* **Do this**
Copy the data exactly; pictures stay out of the copy.
** Start Records supplied **
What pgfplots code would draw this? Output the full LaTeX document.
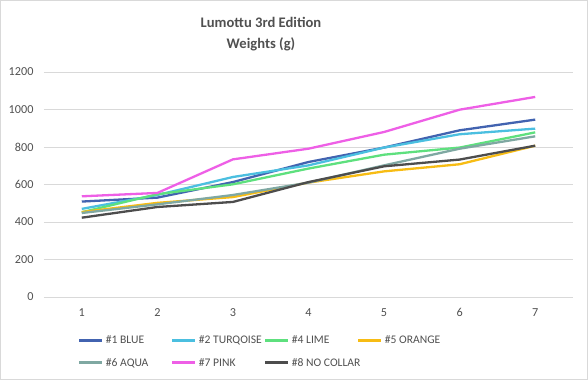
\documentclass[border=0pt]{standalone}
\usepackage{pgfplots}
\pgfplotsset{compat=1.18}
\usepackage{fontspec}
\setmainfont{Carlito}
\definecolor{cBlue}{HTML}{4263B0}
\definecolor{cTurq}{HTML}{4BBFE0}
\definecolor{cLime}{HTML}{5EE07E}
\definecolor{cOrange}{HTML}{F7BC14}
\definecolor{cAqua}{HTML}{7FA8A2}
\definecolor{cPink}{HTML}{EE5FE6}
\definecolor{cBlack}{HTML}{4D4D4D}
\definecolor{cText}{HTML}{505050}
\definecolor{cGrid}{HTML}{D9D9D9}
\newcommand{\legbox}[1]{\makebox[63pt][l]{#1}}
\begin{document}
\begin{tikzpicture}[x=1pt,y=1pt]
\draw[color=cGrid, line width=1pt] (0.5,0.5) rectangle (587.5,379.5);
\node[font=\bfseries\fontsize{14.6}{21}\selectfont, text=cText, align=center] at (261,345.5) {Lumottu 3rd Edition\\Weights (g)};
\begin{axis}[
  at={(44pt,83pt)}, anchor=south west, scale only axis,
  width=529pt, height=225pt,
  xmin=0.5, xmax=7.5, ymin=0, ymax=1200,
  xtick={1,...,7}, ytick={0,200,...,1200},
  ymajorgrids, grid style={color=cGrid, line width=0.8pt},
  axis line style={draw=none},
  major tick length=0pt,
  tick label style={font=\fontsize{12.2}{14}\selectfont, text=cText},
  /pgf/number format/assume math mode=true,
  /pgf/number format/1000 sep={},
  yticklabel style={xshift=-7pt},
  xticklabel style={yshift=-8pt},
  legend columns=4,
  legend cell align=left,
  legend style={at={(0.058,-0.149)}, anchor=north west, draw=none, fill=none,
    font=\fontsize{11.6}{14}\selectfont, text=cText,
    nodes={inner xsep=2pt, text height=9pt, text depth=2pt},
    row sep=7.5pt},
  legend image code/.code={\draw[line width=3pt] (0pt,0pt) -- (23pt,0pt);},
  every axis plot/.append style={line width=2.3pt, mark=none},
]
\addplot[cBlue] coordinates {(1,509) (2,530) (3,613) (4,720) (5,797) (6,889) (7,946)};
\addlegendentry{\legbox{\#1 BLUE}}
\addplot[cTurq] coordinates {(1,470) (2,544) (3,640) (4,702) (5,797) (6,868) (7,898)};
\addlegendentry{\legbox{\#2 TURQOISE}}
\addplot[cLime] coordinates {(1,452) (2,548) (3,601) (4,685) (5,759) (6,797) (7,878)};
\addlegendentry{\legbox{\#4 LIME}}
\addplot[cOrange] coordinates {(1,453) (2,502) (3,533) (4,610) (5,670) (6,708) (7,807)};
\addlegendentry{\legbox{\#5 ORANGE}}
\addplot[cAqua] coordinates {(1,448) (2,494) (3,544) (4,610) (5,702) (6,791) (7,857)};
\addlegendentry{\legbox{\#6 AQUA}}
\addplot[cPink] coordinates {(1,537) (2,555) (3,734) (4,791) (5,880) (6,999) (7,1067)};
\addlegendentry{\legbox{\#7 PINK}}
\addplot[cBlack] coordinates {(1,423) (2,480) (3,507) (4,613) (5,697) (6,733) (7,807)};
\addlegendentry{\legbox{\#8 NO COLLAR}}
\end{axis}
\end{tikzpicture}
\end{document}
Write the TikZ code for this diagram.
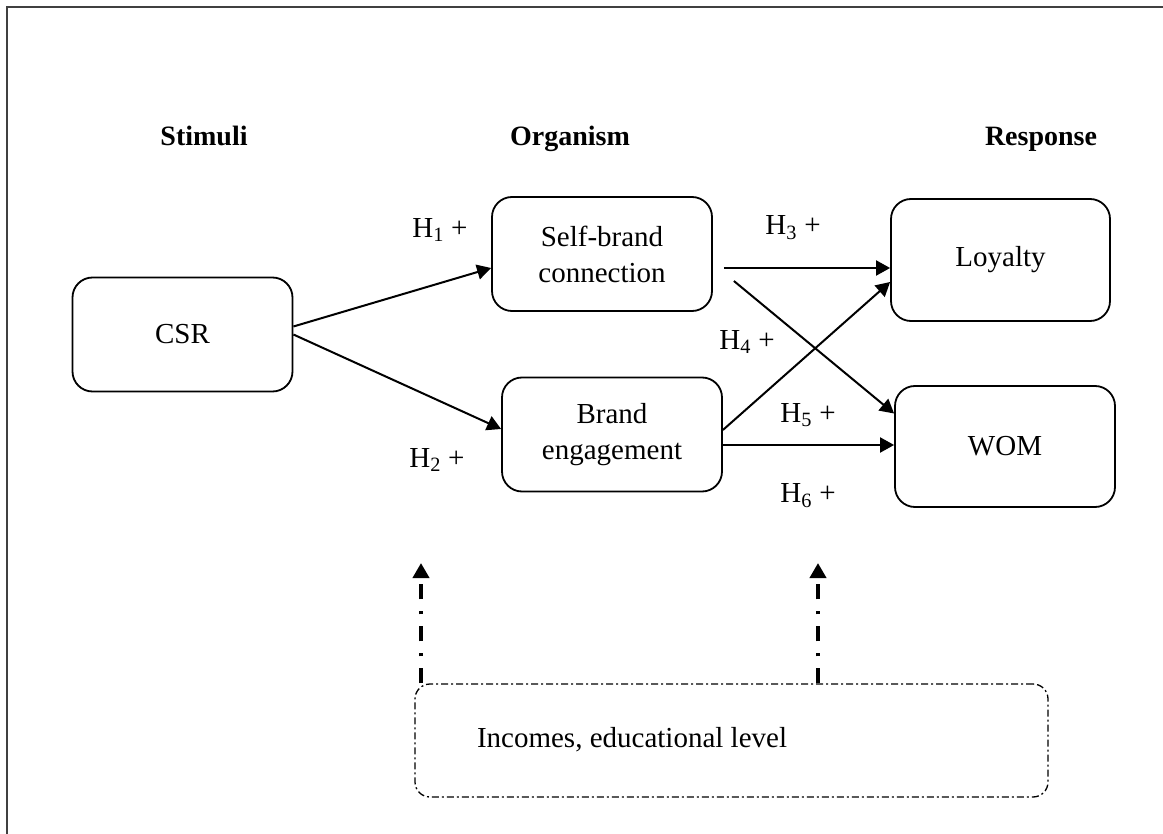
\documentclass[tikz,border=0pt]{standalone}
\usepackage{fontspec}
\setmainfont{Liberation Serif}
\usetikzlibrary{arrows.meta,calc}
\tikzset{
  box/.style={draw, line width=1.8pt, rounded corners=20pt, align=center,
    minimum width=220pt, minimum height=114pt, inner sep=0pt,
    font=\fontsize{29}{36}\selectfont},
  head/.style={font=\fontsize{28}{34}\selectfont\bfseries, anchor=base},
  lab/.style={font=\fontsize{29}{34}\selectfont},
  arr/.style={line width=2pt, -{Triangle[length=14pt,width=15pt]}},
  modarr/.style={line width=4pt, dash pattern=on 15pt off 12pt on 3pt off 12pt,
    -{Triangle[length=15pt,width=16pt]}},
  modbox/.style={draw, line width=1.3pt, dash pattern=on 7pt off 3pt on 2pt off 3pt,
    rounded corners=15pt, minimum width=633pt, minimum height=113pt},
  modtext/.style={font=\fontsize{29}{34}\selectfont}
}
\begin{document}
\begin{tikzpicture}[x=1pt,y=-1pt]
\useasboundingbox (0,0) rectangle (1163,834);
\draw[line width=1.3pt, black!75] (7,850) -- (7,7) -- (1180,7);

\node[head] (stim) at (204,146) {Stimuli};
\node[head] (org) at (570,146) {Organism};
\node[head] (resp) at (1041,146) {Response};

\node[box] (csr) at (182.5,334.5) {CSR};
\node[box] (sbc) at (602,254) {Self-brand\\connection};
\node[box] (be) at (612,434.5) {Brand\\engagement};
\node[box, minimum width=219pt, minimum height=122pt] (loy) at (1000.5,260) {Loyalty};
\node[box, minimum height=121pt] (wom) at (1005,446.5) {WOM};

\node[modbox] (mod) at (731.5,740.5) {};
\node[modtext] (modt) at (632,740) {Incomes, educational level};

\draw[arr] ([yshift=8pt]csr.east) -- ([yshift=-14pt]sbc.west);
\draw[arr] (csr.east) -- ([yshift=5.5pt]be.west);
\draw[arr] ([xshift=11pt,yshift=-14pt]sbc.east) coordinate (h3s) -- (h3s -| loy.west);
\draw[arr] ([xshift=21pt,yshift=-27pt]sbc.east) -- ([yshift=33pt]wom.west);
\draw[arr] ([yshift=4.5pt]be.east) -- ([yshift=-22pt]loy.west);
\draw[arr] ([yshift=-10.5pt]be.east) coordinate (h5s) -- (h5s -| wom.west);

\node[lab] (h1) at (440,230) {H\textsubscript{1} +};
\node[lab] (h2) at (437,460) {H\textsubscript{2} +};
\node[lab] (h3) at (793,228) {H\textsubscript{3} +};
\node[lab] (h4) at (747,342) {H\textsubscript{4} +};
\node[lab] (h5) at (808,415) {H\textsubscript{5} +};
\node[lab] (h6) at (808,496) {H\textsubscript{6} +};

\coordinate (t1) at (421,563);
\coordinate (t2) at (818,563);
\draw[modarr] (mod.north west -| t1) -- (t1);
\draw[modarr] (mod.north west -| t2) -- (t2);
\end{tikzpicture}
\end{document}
** End Records supplied **
* **Problem solution**
What pgfplots code would draw this? Output the full LaTeX document.
\documentclass[border=0pt]{standalone}
\usepackage{pgfplots}
\pgfplotsset{compat=1.18}
\usepackage{fontspec}
\setmainfont{Carlito}
\definecolor{cBlue}{HTML}{4263B0}
\definecolor{cTurq}{HTML}{4BBFE0}
\definecolor{cLime}{HTML}{5EE07E}
\definecolor{cOrange}{HTML}{F7BC14}
\definecolor{cAqua}{HTML}{7FA8A2}
\definecolor{cPink}{HTML}{EE5FE6}
\definecolor{cBlack}{HTML}{4D4D4D}
\definecolor{cText}{HTML}{505050}
\definecolor{cGrid}{HTML}{D9D9D9}
\newcommand{\legbox}[1]{\makebox[63pt][l]{#1}}
\begin{document}
\begin{tikzpicture}[x=1pt,y=1pt]
\draw[color=cGrid, line width=1pt] (0.5,0.5) rectangle (587.5,379.5);
\node[font=\bfseries\fontsize{14.6}{21}\selectfont, text=cText, align=center] at (261,345.5) {Lumottu 3rd Edition\\Weights (g)};
\begin{axis}[
  at={(44pt,83pt)}, anchor=south west, scale only axis,
  width=529pt, height=225pt,
  xmin=0.5, xmax=7.5, ymin=0, ymax=1200,
  xtick={1,...,7}, ytick={0,200,...,1200},
  ymajorgrids, grid style={color=cGrid, line width=0.8pt},
  axis line style={draw=none},
  major tick length=0pt,
  tick label style={font=\fontsize{12.2}{14}\selectfont, text=cText},
  /pgf/number format/assume math mode=true,
  /pgf/number format/1000 sep={},
  yticklabel style={xshift=-7pt},
  xticklabel style={yshift=-8pt},
  legend columns=4,
  legend cell align=left,
  legend style={at={(0.058,-0.149)}, anchor=north west, draw=none, fill=none,
    font=\fontsize{11.6}{14}\selectfont, text=cText,
    nodes={inner xsep=2pt, text height=9pt, text depth=2pt},
    row sep=7.5pt},
  legend image code/.code={\draw[line width=3pt] (0pt,0pt) -- (23pt,0pt);},
  every axis plot/.append style={line width=2.3pt, mark=none},
]
\addplot[cBlue] coordinates {(1,509) (2,530) (3,613) (4,720) (5,797) (6,889) (7,946)};
\addlegendentry{\legbox{\#1 BLUE}}
\addplot[cTurq] coordinates {(1,470) (2,544) (3,640) (4,702) (5,797) (6,868) (7,898)};
\addlegendentry{\legbox{\#2 TURQOISE}}
\addplot[cLime] coordinates {(1,452) (2,548) (3,601) (4,685) (5,759) (6,797) (7,878)};
\addlegendentry{\legbox{\#4 LIME}}
\addplot[cOrange] coordinates {(1,453) (2,502) (3,533) (4,610) (5,670) (6,708) (7,807)};
\addlegendentry{\legbox{\#5 ORANGE}}
\addplot[cAqua] coordinates {(1,448) (2,494) (3,544) (4,610) (5,702) (6,791) (7,857)};
\addlegendentry{\legbox{\#6 AQUA}}
\addplot[cPink] coordinates {(1,537) (2,555) (3,734) (4,791) (5,880) (6,999) (7,1067)};
\addlegendentry{\legbox{\#7 PINK}}
\addplot[cBlack] coordinates {(1,423) (2,480) (3,507) (4,613) (5,697) (6,733) (7,807)};
\addlegendentry{\legbox{\#8 NO COLLAR}}
\end{axis}
\end{tikzpicture}
\end{document}
Write the TikZ code for this diagram.
\documentclass[tikz,border=0pt]{standalone}
\usepackage{fontspec}
\setmainfont{Liberation Serif}
\usetikzlibrary{arrows.meta,calc}
\tikzset{
  box/.style={draw, line width=1.8pt, rounded corners=20pt, align=center,
    minimum width=220pt, minimum height=114pt, inner sep=0pt,
    font=\fontsize{29}{36}\selectfont},
  head/.style={font=\fontsize{28}{34}\selectfont\bfseries, anchor=base},
  lab/.style={font=\fontsize{29}{34}\selectfont},
  arr/.style={line width=2pt, -{Triangle[length=14pt,width=15pt]}},
  modarr/.style={line width=4pt, dash pattern=on 15pt off 12pt on 3pt off 12pt,
    -{Triangle[length=15pt,width=16pt]}},
  modbox/.style={draw, line width=1.3pt, dash pattern=on 7pt off 3pt on 2pt off 3pt,
    rounded corners=15pt, minimum width=633pt, minimum height=113pt},
  modtext/.style={font=\fontsize{29}{34}\selectfont}
}
\begin{document}
\begin{tikzpicture}[x=1pt,y=-1pt]
\useasboundingbox (0,0) rectangle (1163,834);
\draw[line width=1.3pt, black!75] (7,850) -- (7,7) -- (1180,7);

\node[head] (stim) at (204,146) {Stimuli};
\node[head] (org) at (570,146) {Organism};
\node[head] (resp) at (1041,146) {Response};

\node[box] (csr) at (182.5,334.5) {CSR};
\node[box] (sbc) at (602,254) {Self-brand\\connection};
\node[box] (be) at (612,434.5) {Brand\\engagement};
\node[box, minimum width=219pt, minimum height=122pt] (loy) at (1000.5,260) {Loyalty};
\node[box, minimum height=121pt] (wom) at (1005,446.5) {WOM};

\node[modbox] (mod) at (731.5,740.5) {};
\node[modtext] (modt) at (632,740) {Incomes, educational level};

\draw[arr] ([yshift=8pt]csr.east) -- ([yshift=-14pt]sbc.west);
\draw[arr] (csr.east) -- ([yshift=5.5pt]be.west);
\draw[arr] ([xshift=11pt,yshift=-14pt]sbc.east) coordinate (h3s) -- (h3s -| loy.west);
\draw[arr] ([xshift=21pt,yshift=-27pt]sbc.east) -- ([yshift=33pt]wom.west);
\draw[arr] ([yshift=4.5pt]be.east) -- ([yshift=-22pt]loy.west);
\draw[arr] ([yshift=-10.5pt]be.east) coordinate (h5s) -- (h5s -| wom.west);

\node[lab] (h1) at (440,230) {H\textsubscript{1} +};
\node[lab] (h2) at (437,460) {H\textsubscript{2} +};
\node[lab] (h3) at (793,228) {H\textsubscript{3} +};
\node[lab] (h4) at (747,342) {H\textsubscript{4} +};
\node[lab] (h5) at (808,415) {H\textsubscript{5} +};
\node[lab] (h6) at (808,496) {H\textsubscript{6} +};

\coordinate (t1) at (421,563);
\coordinate (t2) at (818,563);
\draw[modarr] (mod.north west -| t1) -- (t1);
\draw[modarr] (mod.north west -| t2) -- (t2);
\end{tikzpicture}
\end{document}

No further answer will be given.